Previous tests against Houdini3 with different TC's Komodo 5 scored 37-38 %

lkaufman · Post by **lkaufman** » Tue Jun 18, 2013 5:48 pm

beram wrote:I am yet underway 100 games with my own testsuite
After 50 games with 4CPU 4m2s, I have a 41% score for Komodo 5.1MP
So this doesnt confirm your amazing results

Previous tests against Houdini3 with different TC's Komodo 5 scored 37-38 %

After 114 games (combining 4 and 12 core results as they are similar) Komodo MP is just one game behind. I will be the first to admit that this must be a lucky result for Komodo, while your 41% is probably unlucky. If the true result ends up somewhere in the middle, say 45% or so, this would still indicate better scaling for Komodo as on one core I would only expect around 40% against Houdini 3, as the one core version is only slightly stronger than Komodo 5 which you say scored 37-38%.

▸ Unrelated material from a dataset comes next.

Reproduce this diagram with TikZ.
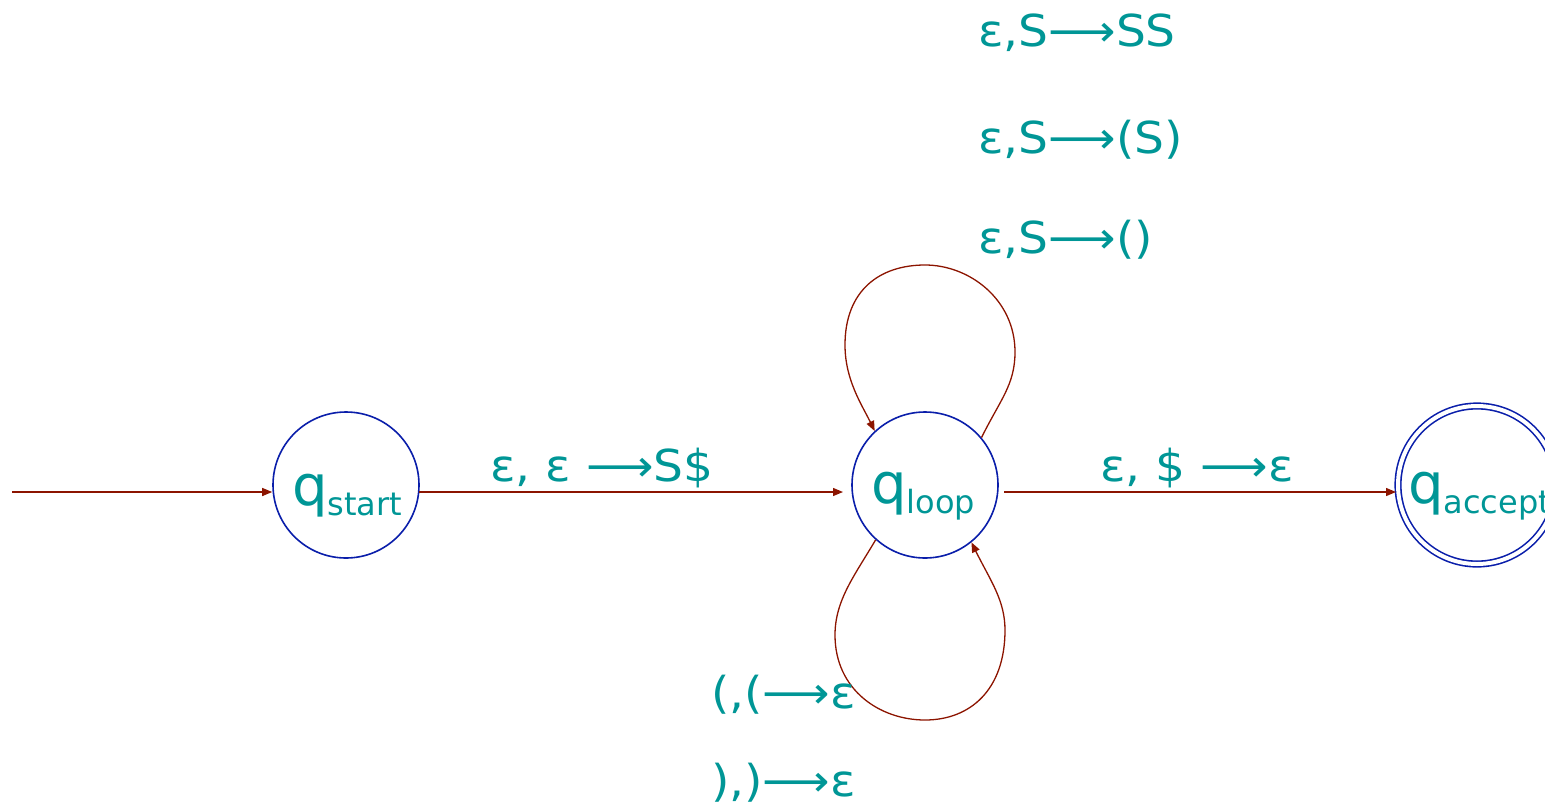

Laskos · Post by **Laskos** » Tue Jun 18, 2013 7:45 pm

lkaufman wrote:
beram wrote:I am yet underway 100 games with my own testsuite
After 50 games with 4CPU 4m2s, I have a 41% score for Komodo 5.1MP
So this doesnt confirm your amazing results

Previous tests against Houdini3 with different TC's Komodo 5 scored 37-38 %
After 114 games (combining 4 and 12 core results as they are similar) Komodo MP is just one game behind. I will be the first to admit that this must be a lucky result for Komodo, while your 41% is probably unlucky. If the true result ends up somewhere in the middle, say 45% or so, this would still indicate better scaling for Komodo as on one core I would only expect around 40% against Houdini 3, as the one core version is only slightly stronger than Komodo 5 which you say scored 37-38%.

You seem to have a bit different scaling of K5.1 with time compared to K CCT. At ultra-fast controls, K 5.1 on one core is some 10 points stronger than the CCT version, on IPON it seems 30 points weaker. Do you have data on how it scales at long TC on one core? Does it catch CCT version again?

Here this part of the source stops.